* **Exercise brief**
Write out the opening lines of the data word for word, up to and including the line with "ax.axis('off')", and leave every picture and every later line out.

** BEGIN **

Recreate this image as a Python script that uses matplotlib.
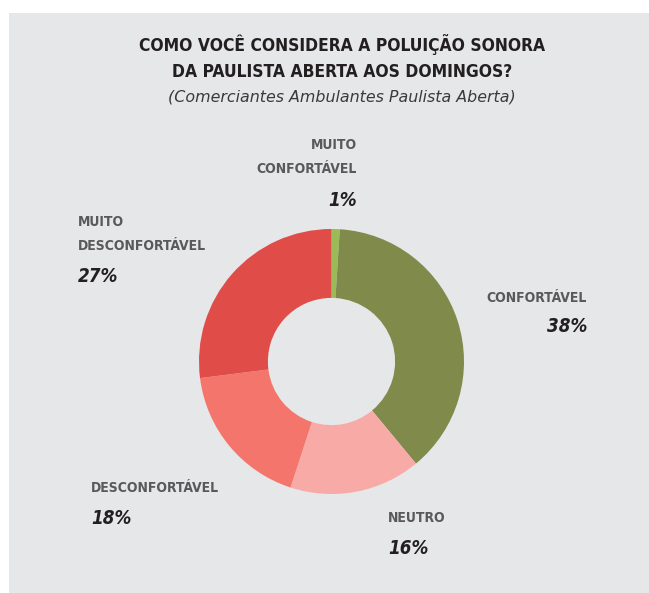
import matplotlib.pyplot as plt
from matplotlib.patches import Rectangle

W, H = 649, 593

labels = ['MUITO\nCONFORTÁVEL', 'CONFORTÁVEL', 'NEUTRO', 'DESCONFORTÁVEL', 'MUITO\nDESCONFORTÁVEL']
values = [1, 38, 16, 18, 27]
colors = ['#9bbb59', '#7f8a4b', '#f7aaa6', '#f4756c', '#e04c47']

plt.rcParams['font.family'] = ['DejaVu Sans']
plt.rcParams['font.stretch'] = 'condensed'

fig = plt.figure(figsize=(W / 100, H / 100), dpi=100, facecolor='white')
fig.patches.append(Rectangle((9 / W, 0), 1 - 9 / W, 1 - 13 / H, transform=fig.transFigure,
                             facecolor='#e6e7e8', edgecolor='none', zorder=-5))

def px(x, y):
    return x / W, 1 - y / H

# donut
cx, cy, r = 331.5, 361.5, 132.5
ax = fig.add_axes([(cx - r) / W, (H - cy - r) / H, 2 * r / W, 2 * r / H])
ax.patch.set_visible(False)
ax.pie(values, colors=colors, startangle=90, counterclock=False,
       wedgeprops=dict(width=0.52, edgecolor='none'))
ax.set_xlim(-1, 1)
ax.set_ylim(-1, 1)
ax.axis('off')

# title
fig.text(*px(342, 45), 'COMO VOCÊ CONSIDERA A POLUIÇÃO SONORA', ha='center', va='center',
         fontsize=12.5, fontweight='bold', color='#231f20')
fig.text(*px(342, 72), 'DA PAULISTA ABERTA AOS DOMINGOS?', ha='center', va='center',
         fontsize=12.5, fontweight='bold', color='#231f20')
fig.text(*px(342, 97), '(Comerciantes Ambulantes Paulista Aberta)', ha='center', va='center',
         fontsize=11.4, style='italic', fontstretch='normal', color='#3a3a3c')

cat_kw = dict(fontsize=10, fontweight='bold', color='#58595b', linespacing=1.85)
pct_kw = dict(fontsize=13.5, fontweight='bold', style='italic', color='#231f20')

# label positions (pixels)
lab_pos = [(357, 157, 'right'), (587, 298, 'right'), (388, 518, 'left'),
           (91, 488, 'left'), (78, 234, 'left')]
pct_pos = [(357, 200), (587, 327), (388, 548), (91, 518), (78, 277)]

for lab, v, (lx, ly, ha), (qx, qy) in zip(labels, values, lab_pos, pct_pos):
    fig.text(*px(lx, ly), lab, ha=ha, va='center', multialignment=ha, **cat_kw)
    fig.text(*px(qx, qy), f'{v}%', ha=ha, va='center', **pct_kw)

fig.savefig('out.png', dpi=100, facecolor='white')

** END **

* **The output**
Recreate this image as a Python script that uses matplotlib.
import matplotlib.pyplot as plt
from matplotlib.patches import Rectangle

W, H = 649, 593

labels = ['MUITO\nCONFORTÁVEL', 'CONFORTÁVEL', 'NEUTRO', 'DESCONFORTÁVEL', 'MUITO\nDESCONFORTÁVEL']
values = [1, 38, 16, 18, 27]
colors = ['#9bbb59', '#7f8a4b', '#f7aaa6', '#f4756c', '#e04c47']

plt.rcParams['font.family'] = ['DejaVu Sans']
plt.rcParams['font.stretch'] = 'condensed'

fig = plt.figure(figsize=(W / 100, H / 100), dpi=100, facecolor='white')
fig.patches.append(Rectangle((9 / W, 0), 1 - 9 / W, 1 - 13 / H, transform=fig.transFigure,
                             facecolor='#e6e7e8', edgecolor='none', zorder=-5))

def px(x, y):
    return x / W, 1 - y / H

# donut
cx, cy, r = 331.5, 361.5, 132.5
ax = fig.add_axes([(cx - r) / W, (H - cy - r) / H, 2 * r / W, 2 * r / H])
ax.patch.set_visible(False)
ax.pie(values, colors=colors, startangle=90, counterclock=False,
       wedgeprops=dict(width=0.52, edgecolor='none'))
ax.set_xlim(-1, 1)
ax.set_ylim(-1, 1)
ax.axis('off')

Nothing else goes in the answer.